> [Problem details]:
Your task is to repeat all of the data exactly while excluding the pictures.

Figure scripts:

++++++++++

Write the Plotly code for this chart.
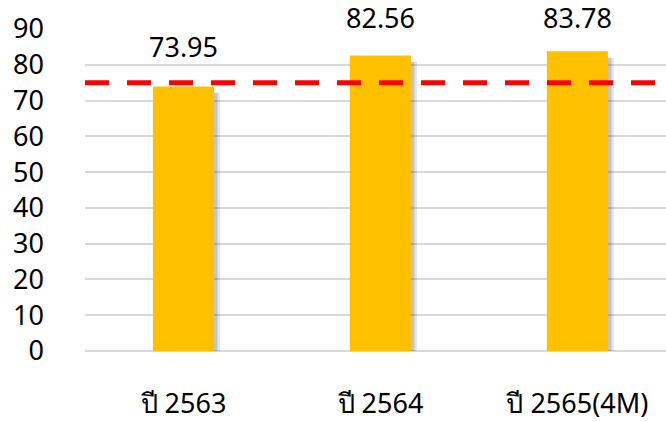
import plotly.graph_objects as go

# Yearly scores against a 75-point target
categories = ["ปี 2563", "ปี 2564", "ปี 2565(4M)"]
values = [73.95, 82.56, 83.78]
target = 75
y_ticks = [0, 10, 20, 30, 40, 50, 60, 70, 80, 90]

FONT = "Tahoma, 'Noto Sans', 'DejaVu Sans', sans-serif"
FS = 27
BAR_W = 0.31
LABEL_CAP = 82.3  # keep value labels inside the top of the chart
x_idx = list(range(len(categories)))

fig = go.Figure()

# soft drop shadow behind each bar
for dx, alpha in [(0.03, 0.10), (0.018, 0.14)]:
    fig.add_trace(go.Bar(
        x=x_idx, y=[v + 0.3 - 1.2 for v in values], base=-0.9,
        width=BAR_W, offset=-BAR_W / 2 + dx,
        marker=dict(color=f"rgba(0,0,0,{alpha})", line=dict(width=0)),
        hoverinfo="skip", showlegend=False,
    ))

fig.add_trace(go.Bar(
    x=x_idx, y=values, width=BAR_W, offset=-BAR_W / 2,
    marker=dict(color="#FFC000", line=dict(width=0)),
    showlegend=False,
))

# value labels above bars
for i, v in enumerate(values):
    fig.add_annotation(
        x=i, y=min(v, LABEL_CAP), text=f"{v:.2f}", showarrow=False,
        yanchor="bottom", yshift=19,
        font=dict(family=FONT, size=FS, color="#000000"),
    )

# target line
fig.add_shape(
    type="line", xref="paper", x0=0, x1=1, yref="y", y0=target, y1=target,
    line=dict(color="#FF0000", width=5, dash="24px,18px"),
)

fig.update_layout(
    width=666, height=421,
    margin=dict(l=85, r=0, t=29, b=68),
    paper_bgcolor="white", plot_bgcolor="white",
    barmode="overlay",
    font=dict(family=FONT, size=FS, color="#000000"),
    xaxis=dict(
        range=[-0.5, 2.45], tickmode="array", tickvals=x_idx, ticktext=categories,
        showgrid=False, zeroline=False, showline=False, ticks="",
        ticklabelstandoff=34, tickfont=dict(size=FS),
    ),
    yaxis=dict(
        range=[0, 90], tickmode="array", tickvals=y_ticks,
        showgrid=True, gridcolor="#D9D9D9", gridwidth=1.5,
        zeroline=True, zerolinecolor="#D9D9D9", zerolinewidth=1.5,
        showline=False, ticks="", ticklabelstandoff=40,
        tickfont=dict(size=FS),
    ),
)

fig.write_html("out.html")
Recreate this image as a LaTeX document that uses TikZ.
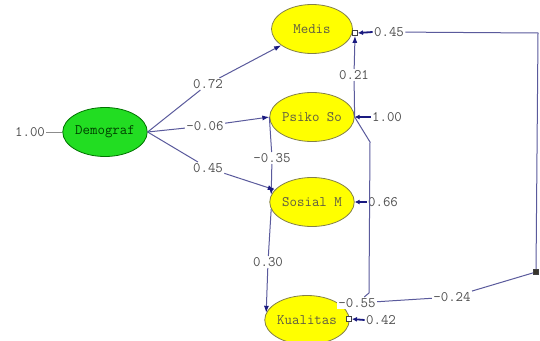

++++++++++

> [Solved problem]:
Write the Plotly code for this chart.
import plotly.graph_objects as go

# Yearly scores against a 75-point target
categories = ["ปี 2563", "ปี 2564", "ปี 2565(4M)"]
values = [73.95, 82.56, 83.78]
target = 75
y_ticks = [0, 10, 20, 30, 40, 50, 60, 70, 80, 90]

FONT = "Tahoma, 'Noto Sans', 'DejaVu Sans', sans-serif"
FS = 27
BAR_W = 0.31
LABEL_CAP = 82.3  # keep value labels inside the top of the chart
x_idx = list(range(len(categories)))

fig = go.Figure()

# soft drop shadow behind each bar
for dx, alpha in [(0.03, 0.10), (0.018, 0.14)]:
    fig.add_trace(go.Bar(
        x=x_idx, y=[v + 0.3 - 1.2 for v in values], base=-0.9,
        width=BAR_W, offset=-BAR_W / 2 + dx,
        marker=dict(color=f"rgba(0,0,0,{alpha})", line=dict(width=0)),
        hoverinfo="skip", showlegend=False,
    ))

fig.add_trace(go.Bar(
    x=x_idx, y=values, width=BAR_W, offset=-BAR_W / 2,
    marker=dict(color="#FFC000", line=dict(width=0)),
    showlegend=False,
))

# value labels above bars
for i, v in enumerate(values):
    fig.add_annotation(
        x=i, y=min(v, LABEL_CAP), text=f"{v:.2f}", showarrow=False,
        yanchor="bottom", yshift=19,
        font=dict(family=FONT, size=FS, color="#000000"),
    )

# target line
fig.add_shape(
    type="line", xref="paper", x0=0, x1=1, yref="y", y0=target, y1=target,
    line=dict(color="#FF0000", width=5, dash="24px,18px"),
)

fig.update_layout(
    width=666, height=421,
    margin=dict(l=85, r=0, t=29, b=68),
    paper_bgcolor="white", plot_bgcolor="white",
    barmode="overlay",
    font=dict(family=FONT, size=FS, color="#000000"),
    xaxis=dict(
        range=[-0.5, 2.45], tickmode="array", tickvals=x_idx, ticktext=categories,
        showgrid=False, zeroline=False, showline=False, ticks="",
        ticklabelstandoff=34, tickfont=dict(size=FS),
    ),
    yaxis=dict(
        range=[0, 90], tickmode="array", tickvals=y_ticks,
        showgrid=True, gridcolor="#D9D9D9", gridwidth=1.5,
        zeroline=True, zerolinecolor="#D9D9D9", zerolinewidth=1.5,
        showline=False, ticks="", ticklabelstandoff=40,
        tickfont=dict(size=FS),
    ),
)

fig.write_html("out.html")
Recreate this image as a LaTeX document that uses TikZ.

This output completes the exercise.